SUSIE: OK, so how have governments or expert institutions responded to these issues?
MATT: So I think what’s happened is that government institutions and a range of expert bodies have realised that the public acceptance of environmental policy-making is not as assured as it, perhaps, once was. So what they’ve done is that they’ve now engaged in a really interesting sort of way, in a range of communication and engagement processes that are designed to generate public acceptance and public legitimacy for environmental decision-making and policy-making.
SUSIE: So how have these issues manifested themselves in your own research?
MATT: So one example is a project that I’ve just finished with professor Judy Motion. In this project, we looked at the whole issue of the use of recycled water for drinking, an issue which is really on the political horizon, the policy horizon, in a place like Sydney, where we are now, on the eastern seaboard of Australia, but also in places like southern California where the combination of climate change, changing weather patterns, changing rainfall patterns, and demographic concentration in major urban settings is creating a range of concerns around the future sustainability of drinking water supplies.
And in that context, many policymakers, environmental thinkers, are suggesting that we need to invest in alternative water-source technologies– so desalination, for example, or the use of recycled waste water as a complement to our drinking supplies. Now, these issues have tended to be thought about in very particular kinds of ways. On the one hand, there’s a commitment to building new infrastructure, building new technologies– you know, water treatment technologies. On the other hand, there’s a commitment to driving public acceptance of those innovations through the communication of those policy decisions. What we wanted to do in this project was to, was to rethink how the issue had been conceptualised.
What policymakers had tended to do is they’d tended to think that the problem was simply a matter of public acceptance of recycled water, the idea that publics were somehow kind of fearful of the use of recycled water in drinking. And so they’ve invested a lot of energy in communicating the safety of recycled water to the general public. What we wanted to do in our project was to rethink this and think, well, what are the sort of social, cultural values that are part of the way that members of the public make sense of the proposition? Make sense of– you know, should we use recycled water in our drinking?
And we ran a whole range of research initiatives all around Australia with a diverse group of the general public. And what we found was that there were a set of really consistent themes, consistent values that members of the public felt hadn’t really been taken seriously in the way that the whole issue had been sort of conceptualised and presented to them– issues around equity, issues around fairness, but also issues around whose knowledge really should count in the construction of environmental policy and outcomes.

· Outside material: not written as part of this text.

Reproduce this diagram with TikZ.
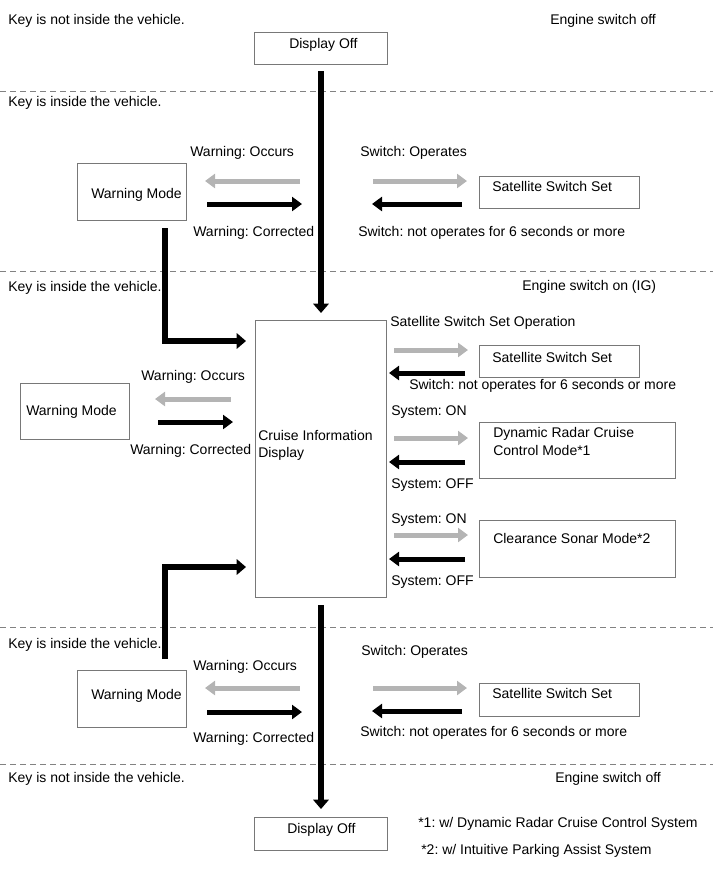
\documentclass[tikz,border=0pt]{standalone}
\usepackage{fontspec}
\setmainfont{Liberation Sans}
\usetikzlibrary{arrows.meta}
\definecolor{lgr}{RGB}{180,180,180}
\definecolor{bdr}{RGB}{120,120,120}
\definecolor{dsh}{RGB}{130,130,130}
\begin{document}
\frenchspacing
\begin{tikzpicture}[x=0.75pt,y=-0.75pt,
  font=\fontsize{10.5}{12.5}\selectfont,
  lbl/.style={anchor=west,inner sep=0pt,text height=7.5pt,text depth=0pt},
  box/.style={draw=bdr,line width=0.7pt,inner sep=0pt,anchor=north west},
  tip/.style={-{Triangle[length=7.5pt,width=10.5pt]}},
  garr/.style={draw=lgr,line width=3.75pt,tip,color=lgr},
  barr/.style={draw=black,line width=3.75pt,tip},
  varr/.style={draw=black,line width=4.2pt,-{Triangle[length=7pt,width=11.5pt]}},
  dline/.style={draw=dsh,line width=0.6pt,dash pattern=on 4.5pt off 3pt}]
\useasboundingbox (0,0) rectangle (713,882);

% ---------- dashed separators ----------
\draw[dline] (0,91) -- (713,91);
\draw[dline] (0,271) -- (713,271);
\draw[dline] (0,627) -- (713,627);
\draw[dline] (0,764) -- (713,764);

% ---------- section labels ----------
\node[lbl] (k1) at (8,19) {Key is not inside the vehicle.};
\node[lbl] (e1) at (550,19) {Engine switch off};
\node[lbl] (k2) at (8,101) {Key is inside the vehicle.};
\node[lbl] (k3) at (8,286) {Key is inside the vehicle.};
\node[lbl] (e2) at (522,285) {Engine switch on (IG)};
\node[lbl] (k4) at (8,643) {Key is inside the vehicle.};
\node[lbl] (k5) at (8,777) {Key is not inside the vehicle.};
\node[lbl] (e3) at (555,777) {Engine switch off};

% ---------- boxes ----------
\node[box,minimum width=133*0.75pt,minimum height=32*0.75pt] (d1) at (254,32) {};
\node[lbl] at (289,43) {Display Off};

\node[box,minimum width=109*0.75pt,minimum height=57*0.75pt] (w1) at (77,163) {};
\node[lbl] at (91,193) {Warning Mode};

\node[box,minimum width=160*0.75pt,minimum height=32*0.75pt] (s1) at (479,176) {};
\node[lbl] at (492,186) {Satellite Switch Set};

\node[box,minimum width=131*0.75pt,minimum height=277*0.75pt] (cid) at (255,320) {};
\node[lbl] at (258,435) {Cruise Information};
\node[lbl] at (258,452) {Display};

\node[box,minimum width=109*0.75pt,minimum height=56*0.75pt] (w2) at (20,383) {};
\node[lbl] at (26,410) {Warning Mode};

\node[box,minimum width=160*0.75pt,minimum height=32*0.75pt] (s2) at (479,345) {};
\node[lbl] at (492,357) {Satellite Switch Set};

\node[box,minimum width=196*0.75pt,minimum height=56*0.75pt] (dr) at (479,422) {};
\node[lbl] at (493,432) {Dynamic Radar Cruise};
\node[lbl] at (493,450) {Control Mode*1};

\node[box,minimum width=196*0.75pt,minimum height=57*0.75pt] (cs) at (479,520) {};
\node[lbl] at (493,538) {Clearance Sonar Mode*2};

\node[box,minimum width=109*0.75pt,minimum height=57*0.75pt] (w3) at (77,670) {};
\node[lbl] at (91,694) {Warning Mode};

\node[box,minimum width=160*0.75pt,minimum height=33*0.75pt] (s3) at (479,683) {};
\node[lbl] at (492,693) {Satellite Switch Set};

\node[box,minimum width=133*0.75pt,minimum height=33*0.75pt] (d2) at (254,817) {};
\node[lbl] at (287,828) {Display Off};

% ---------- texts of section 1 ----------
\node[lbl] (t1) at (190,151) {Warning: Occurs};
\node[lbl] (t2) at (193,231) {Warning: Corrected};
\node[lbl] (t3) at (360,151) {Switch: Operates};
\node[lbl] (t4) at (358,231) {Switch: not operates for 6 seconds or more};

% ---------- texts of section 2 ----------
\node[lbl] (t5) at (390,321) {Satellite Switch Set Operation};
\node[lbl] (t6) at (409,384) {Switch: not operates for 6 seconds or more};
\node[lbl] (t7) at (391,410) {System: ON};
\node[lbl] (t8) at (391,483) {System: OFF};
\node[lbl] (t9) at (391,518) {System: ON};
\node[lbl] (t10) at (391,580) {System: OFF};
\node[lbl] (t11) at (141,375) {Warning: Occurs};
\node[lbl] (t12) at (130,449) {Warning: Corrected};

% ---------- texts of section 3 ----------
\node[lbl] (t13) at (193,665) {Warning: Occurs};
\node[lbl] (t14) at (193,737) {Warning: Corrected};
\node[lbl] (t15) at (361,650) {Switch: Operates};
\node[lbl] (t16) at (360,731) {Switch: not operates for 6 seconds or more};

% ---------- footnotes ----------
\node[lbl] (f1) at (418,822) {*1: w/ Dynamic Radar Cruise Control System};
\node[lbl] (f2) at (421,849) {*2: w/ Intuitive Parking Assist System};

% ---------- coordinates ----------
\coordinate (a1) at (300,181); \coordinate (a2) at (205,181);
\coordinate (a3) at (207,204); \coordinate (a4) at (302,204);
\coordinate (a5) at (373,181); \coordinate (a6) at (467,181);
\coordinate (a7) at (462,204); \coordinate (a8) at (372,204);

\coordinate (b1) at (394,350); \coordinate (b2) at (468,350);
\coordinate (b3) at (465,373); \coordinate (b4) at (389,373);
\coordinate (b5) at (394,438); \coordinate (b6) at (468,438);
\coordinate (b7) at (465,462); \coordinate (b8) at (389,462);
\coordinate (b9) at (394,535); \coordinate (b10) at (468,535);
\coordinate (b11) at (465,559); \coordinate (b12) at (389,559);
\coordinate (c1) at (231,399); \coordinate (c2) at (155,399);
\coordinate (c3) at (158,422); \coordinate (c4) at (233,422);

\coordinate (g1) at (300,688); \coordinate (g2) at (205,688);
\coordinate (g3) at (207,712); \coordinate (g4) at (302,712);
\coordinate (g5) at (373,688); \coordinate (g6) at (467,688);
\coordinate (g7) at (462,711); \coordinate (g8) at (372,711);

\coordinate (v1) at (321,71); \coordinate (v2) at (321,313);
\coordinate (v3) at (321,605); \coordinate (v4) at (321,809);
\coordinate (l1) at (165,228); \coordinate (l2) at (165,341); \coordinate (l3) at (246,341);
\coordinate (m1) at (165,659); \coordinate (m2) at (165,567); \coordinate (m3) at (246,567);

% ---------- arrows ----------
\draw[garr] (a1) -- (a2);
\draw[barr] (a3) -- (a4);
\draw[garr] (a5) -- (a6);
\draw[barr] (a7) -- (a8);

\draw[garr] (b1) -- (b2);
\draw[barr] (b3) -- (b4);
\draw[garr] (b5) -- (b6);
\draw[barr] (b7) -- (b8);
\draw[garr] (b9) -- (b10);
\draw[barr] (b11) -- (b12);
\draw[garr] (c1) -- (c2);
\draw[barr] (c3) -- (c4);

\draw[garr] (g1) -- (g2);
\draw[barr] (g3) -- (g4);
\draw[garr] (g5) -- (g6);
\draw[barr] (g7) -- (g8);

\draw[varr] (v1) -- (v2);
\draw[varr] (v3) -- (v4);
\draw[varr] (l1) -- (l2) -- (l3);
\draw[varr] (m1) -- (m2) -- (m3);
\end{tikzpicture}
\end{document}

SUSIE: OK, so what does this tell us, more broadly, about Environmental Humanities and democracy?
MATT: OK, I think this tells us three things. First, it tells us that the assumption that we can do environmental policy making in a sort of secluded space of expert knowledge and then communicate those results to the public really needs to be questioned. Publics are interacting and participating and contesting and arguing about environmental policy in a whole range of ways. And we need to really kind of understand that process. We need to be able to deal with that in the ways in which we think about environmental issues. The second thing I think that it tells us is it underscores the importance of stories and that environmental issues are inextricably interwoven with social and cultural values.
In a sense, we can’t think of environmental issues simply through the lens of expert scientific knowledge, but we need to engage much more systematically with social and cultural values that are always part of the resolution of environmental issues. The third and last thing that this research tells us is that we need much more plural and diverse forms of democratic participation — forms of decision-making that extend well beyond the formal processes of democratic representation and that seek to actively include and engage with diverse forms of knowledge, and diverse forms of making sense of issues– and that actually seek to include those knowledges in processes of decision making.